Creiam que há uma porta diferente a descerrar-se, através da qual penetrarão juntos na infinita sementeira do socorro ativo aos semelhantes. Onde você estiver, de agora em diante, pode abrir a oficina da assistência cristã em nome do Senhor, que nos assiste.

Até agora o seu espírito, na expressão mais íntima de sua formação e experiência através dos séculos, sempre pesou e analisou, acima de tudo, o grupo no homem. Todavia, de agora para a frente, você observará e estimará, com mais calor, o homem no grupo. A administração, sempre respeitável e gloriosa pelos bens que pode dispensar e multiplicar com todos, oferece estudos mais profundos. Enquanto permanece mais acentuada nas lutas educativas da vida temporal, é a ideia do conjunto que domina, é a “união de todos”, ainda que em regime de compulsória — as linhas ascendentes do esforço. Contudo, quando a administração se desloca para os interesses eternos, a individualidade se destaca no conjunto para sofrer-lhe as fraquezas e deficiências, tornando-se pelo trabalho a todos, no bem comum, mais nítida e venerável. Temos a comparação entre o que governa uma nação e o Cristo, que rege o mundo. Aquele que dirige um povo é respeitável e se salienta pelo equilíbrio com que arregimenta todas as forças ao seu alcance, no engrandecimento coletivo, enquanto que em Jesus vemos o Governador da Terra, sozinho e imolando-se, participando da multidão e sobrepondo-se a ela, amparando-se com os mais fracos e revelando-se, isoladamente, o mais forte, revelando no sacrifício de si mesmo “por todos” a felicidade mais alta e a glória maior.

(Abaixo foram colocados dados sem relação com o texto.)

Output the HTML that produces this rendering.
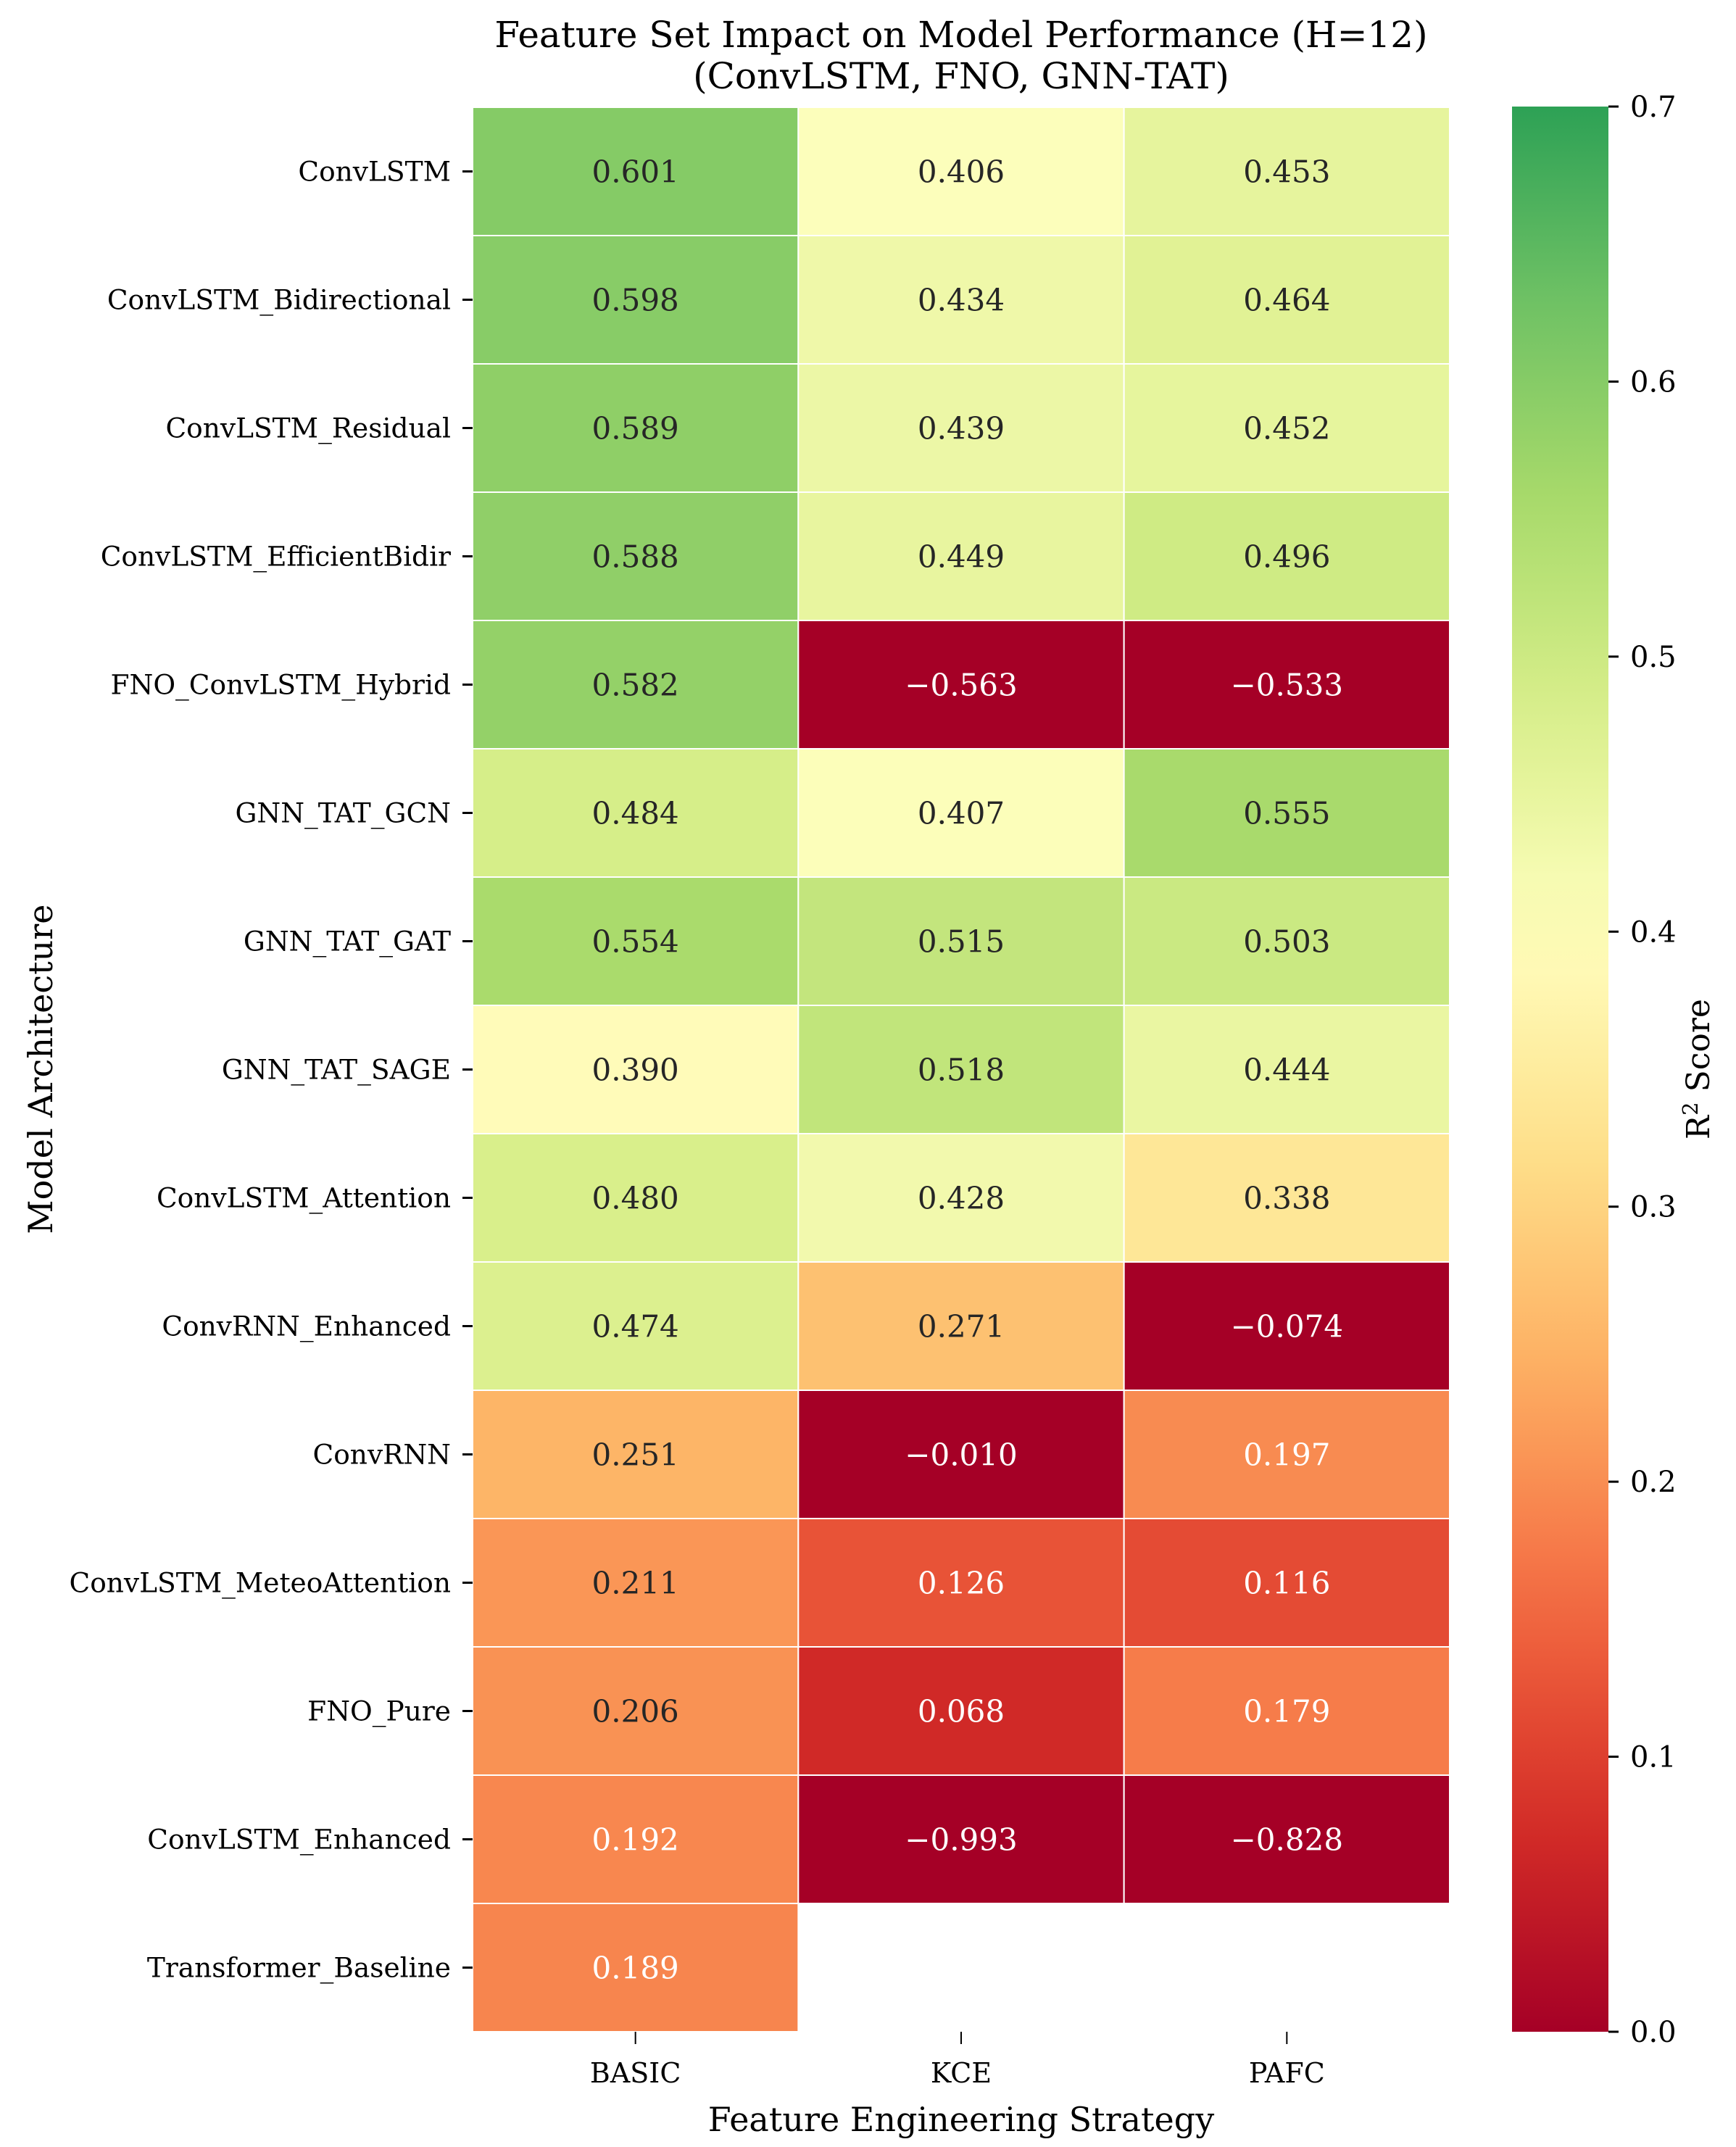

Não desejo dizer que as transições dessa natureza sejam bruscas. Não. Ofereço a você esta carta por elemento de estudo e meditação, porque naturalmente um dom dessa natureza pede espírito de iniciativa, de autodeterminação e de independência de ação, a fim de beneficiar a humanidade em sua marcha.

Estamos festejando no coração a sua vitória, filha do esforço, da perseverança, do trabalho e, por que não dizer, do amor ao próximo, porque somente sob a inspiração desse sentimento divino pode alguém esquecer a si mesmo e devotar-se ao bem dos outros.

Emmanuel, presente, recorda que o seu triunfo é simbólico. Sua autoeficiência começou num leito de mãe moribunda e obsidiada, cujos filhinhos clamavam por seu regresso à normalidade. Não poderemos enxergar o símbolo da própria humanidade a sofrer a dominação de tremendas forças perturbadoras, com o futuro a reclamar-lhe reestruturação espiritual?

Deus abençoe a você para que das singelas paredes daquele lar, onde a necessidade surgiu sem notas de personalismo ou de preferências pessoais, possa sua missão estender-se, multiplicando-se em bênçãos e luzes para muitos, e que Jesus conceda ao seu coração e à nossa querida Maria forças a fim de prosseguirem, caminho afora, sempre mais juntos no sagrado ministério de dar para receber, de iluminar para a obtenção de mais luz, de crescer para que o Sol divino lhes favoreça a elevação mais ampla.

Com esses pensamentos, encerro esta carta. Em cada linha escrita permanece a substância de todos os meus ideais e esperanças em vocês, no presente e no porvir. Abençoados sejam.

Abraços muito afetuosos do papai que não os esquece,




Nota da organizadora: Vovô Arthur desencarnou no dia 14 de dezembro de 1934.